Artemis

Apollo’s twin sister and counterpart: Artemis was to the moon what Apollo was to the sun. She held other religious facets like goddess of the hunt and the wilderness as well as protector of youth everywhere. She was one of the maiden goddesses of Olympus along with Hestia and Athena.

In mythological stories, Artemis is depicted as having a short temper and a taste for cruel vengeance. The unlucky hunter Actaeon was out gallivanting in the woods when he happened upon a stream that widened into a pool. Lo and behold, the goddess Artemis was bathing in all her naked beauty and Actaeon was captivated. Artemis saw the spying youth and in her wrath flung drops of stream water on Actaeon’s face, turning him into a stag. Actaeon’s own hunting dogs fell upon him and killed him.

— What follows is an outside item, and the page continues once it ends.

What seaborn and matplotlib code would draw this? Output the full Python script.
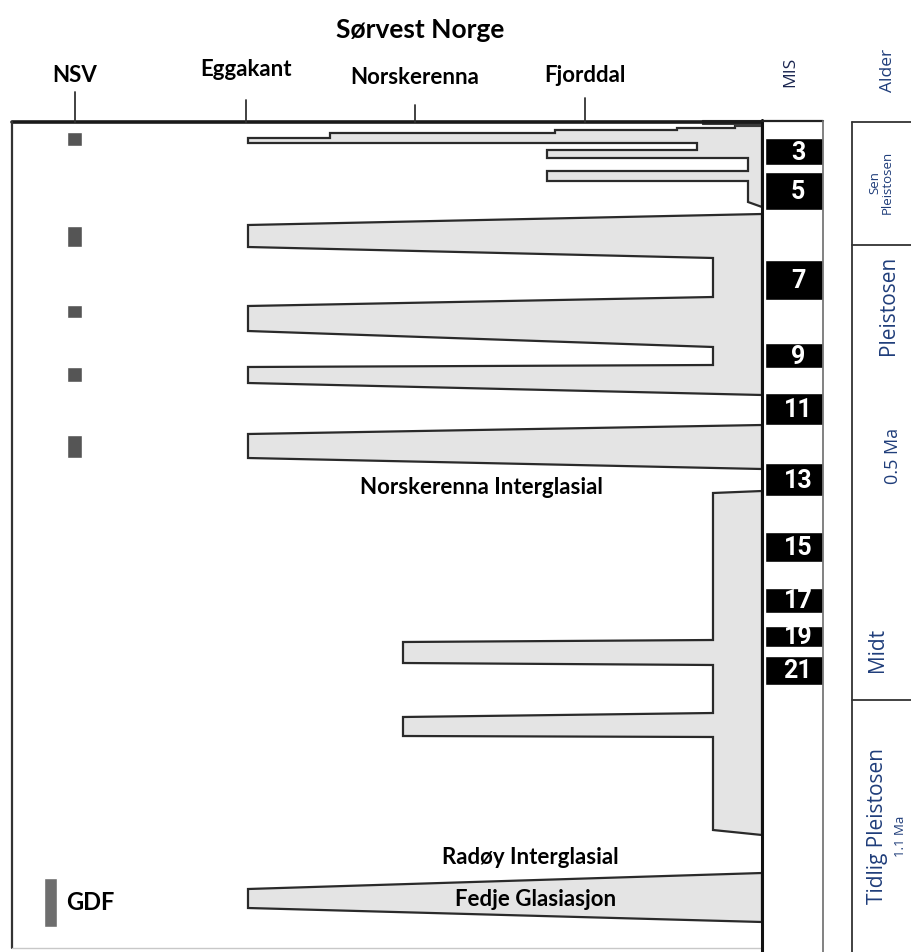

Like the other Olympian gods, Artemis’ religious form was a fluid thing. In Greek cult and myth she is the goddess of the moon and the hunt. At the Temple of Artemis at Ephesus, the Ephesian Artemis is depicted as a many-breasted goddess of fertility. And in later religious poems, Artemis is the goddess of three forms: Selene in the sky representing the moon, Artemis on the earth in her huntsman persona, and Hecate in the lower world wrapped in darkness and evil magic.